We humans are going to derp up this trust thing at some point or another. Many times it is accidental or absent-minded. Sometimes it is intentional and vindictive. And with some humans, it is habitual. And yet there’s no way to know if a person is truly trustworthy without giving it a shot. Not blindly and all at once (we’ll cover over-sharing next week), but incrementally like little trust breadcrumbs. For example, you can learn a lot about a person’s trustworthiness by how they talk about other people and how readily they share private information. Another indicator is paying attention to how this person responds to feedback when they have betrayed someone’s trust. Do they become defensive and blame the other person? Do they hold wrongs over our head?
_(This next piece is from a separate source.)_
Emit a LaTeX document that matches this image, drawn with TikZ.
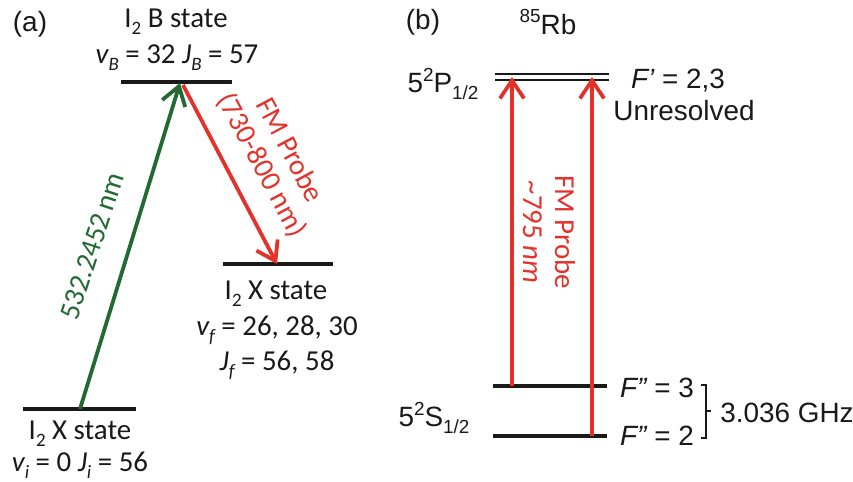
\documentclass[tikz,border=0pt]{standalone}
\usepackage{fontspec}
\newfontfamily\calfont{Carlito}
\newfontfamily\arifont{Liberation Sans}
\usetikzlibrary{arrows.meta}
\definecolor{grn}{RGB}{35,105,50}
\definecolor{rd}{RGB}{228,50,42}
\definecolor{lvlc}{RGB}{25,25,25}
\newcommand{\lsub}[1]{\raisebox{-0.25em}{\fontsize{19}{19}\selectfont #1}}
\newcommand{\lsup}[1]{\raisebox{0.42em}{\fontsize{19}{19}\selectfont #1}}
\begin{document}
\begin{tikzpicture}[x=1bp,y=-1bp,
  lvl/.style={line width=3.1bp, lvlc},
  arr/.style={line width=3.8bp, -{Straight Barb[length=18bp,width=24bp]}},
  ta/.style={font=\calfont\fontsize{29}{32}\selectfont, inner sep=0pt, text=lvlc},
  tb/.style={font=\arifont\fontsize{28}{30}\selectfont, inner sep=0pt, text=lvlc}]
\useasboundingbox (0,0) rectangle (853,482);

% ---------- panel (a) ----------
\node[tb] (la) at (30,24) {(a)};
\coordinate (Bl) at (121,82);  \coordinate (Br) at (232,82);
\coordinate (Xl) at (23,409);  \coordinate (Xr) at (136,409);
\coordinate (Fl) at (223,264); \coordinate (Fr) at (333,264);
\draw[lvl] (Bl) -- (Br);
\draw[lvl] (Xl) -- (Xr);
\draw[lvl] (Fl) -- (Fr);

\coordinate (g0) at (80,409);  \coordinate (g1) at (180,83);
\coordinate (r0) at (183,85);  \coordinate (r1) at (277,264);
\draw[arr, grn] (g0) -- (g1);
\draw[arr, rd] (r0) -- (r1);

\node[ta] (bst) at (176,22) {I\lsub{2} B state};
\node[ta] (bq) at (177,58) {{\itshape v}\lsub{\itshape B} = 32 {\itshape J}\lsub{\itshape B} = 57};
\node[ta] (xf) at (276,294) {I\lsub{2} X state};
\node[ta] (vf) at (277,330) {{\itshape v}\lsub{\itshape f} = 26, 28, 30};
\node[ta] (jf) at (277,365) {{\itshape J}\lsub{\itshape f} = 56, 58};
\node[ta] (xi) at (80,434) {I\lsub{2} X state};
\node[ta] (vi) at (80,465) {{\itshape v}\lsub{\itshape i} = 0 {\itshape J}\lsub{\itshape i} = 56};
\node[ta, text=grn, rotate=72] (gl) at (92,246) {532.2452\,nm};
\node[ta, text=rd, rotate=-62, align=center] (rl) at (275,158) {FM Probe\\(730-800 nm)};

% ---------- panel (b) ----------
\node[tb] (lb) at (423,22) {(b)};
\node[tb] (rb) at (548,22) {\lsup{85}Rb};
\coordinate (Pa1) at (495,74); \coordinate (Pa2) at (609,74);
\coordinate (Pb1) at (495,80); \coordinate (Pb2) at (609,80);
\coordinate (S31) at (493,386); \coordinate (S32) at (607,386);
\coordinate (S21) at (493,436); \coordinate (S22) at (607,436);
\draw[lvl, line width=2.7bp] (Pa1) -- (Pa2);
\draw[lvl, line width=2.7bp] (Pb1) -- (Pb2);
\draw[lvl] (S31) -- (S32);
\draw[lvl] (S21) -- (S22);

\coordinate (a0) at (512,386); \coordinate (a1) at (512,77);
\coordinate (b0) at (592,436); \coordinate (b1) at (592,77);
\draw[arr, rd] (a0) -- (a1);
\draw[arr, rd] (b0) -- (b1);

\node[tb] (p12) at (443,84) {5\lsup{2}P\lsub{1/2}};
\node[tb] (fp) at (678,81) {{\itshape F’} = 2,3};
\node[tb] (un) at (684,111) {Unresolved};
\node[tb] (f3) at (657,388) {{\itshape F”} = 3};
\node[tb] (f2) at (657,436) {{\itshape F”} = 2};
\node[tb] (s12) at (434,418) {5\lsup{2}S\lsub{1/2}};
\node[tb] (ghz) at (787,413) {3.036 GHz};
\coordinate (k1) at (701,385); \coordinate (k2) at (706,385);
\coordinate (k3) at (706,438); \coordinate (k4) at (701,438);
\coordinate (km) at (706,411); \coordinate (kt) at (711,411);
\draw[lvlc, line width=2.8bp] (k1) -- (k2) -- (k3) -- (k4);
\draw[lvlc, line width=2.8bp] (km) -- (kt);
\node[ta, text=rd, rotate=-90, align=center] (rl2) at (549,232) {FM Probe\\\textasciitilde795 {\itshape nm}};
\end{tikzpicture}
\end{document}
Trust is, of course, a two-way street. We can’t expect our friends to whole-heartedly trust us if we do not behave in a trustworthy manner. Do I receive confidences from friends without judgment? Do I demonstrate care with information that is entrusted to me? Am I open to hearing how I have wronged a friend? Do I do what I say I will do? Is my behavior consistent with my professed ethics? As much as I would like to believe I always catch the metaphorical bathing suit that’s tossed my way, I don’t.
Trusting another human means opening ourselves up to the possibility of being hurt and betrayed, of being left swimsuit-less twenty minutes away from your nearest clothing option. But I think that it is such a foundational characteristic of love because you can only experience so much of one without the other. It is helpful for me, when wading into the murky waters of trust and love, to try to remember that I am not expected to be perfect in this. It is not possible for me to know everything and therefore never make any mistakes. It’s always going to be a risk. Sometimes it will be worth it, sometimes it won’t. Either way, I am given the grace to learn and grow. One crucial lesson I learned that fateful day? Double check that your friend is paying attention before hurling your only piece of clothing in their general direction. Or, better yet, keep at least one item of clothing on when in public.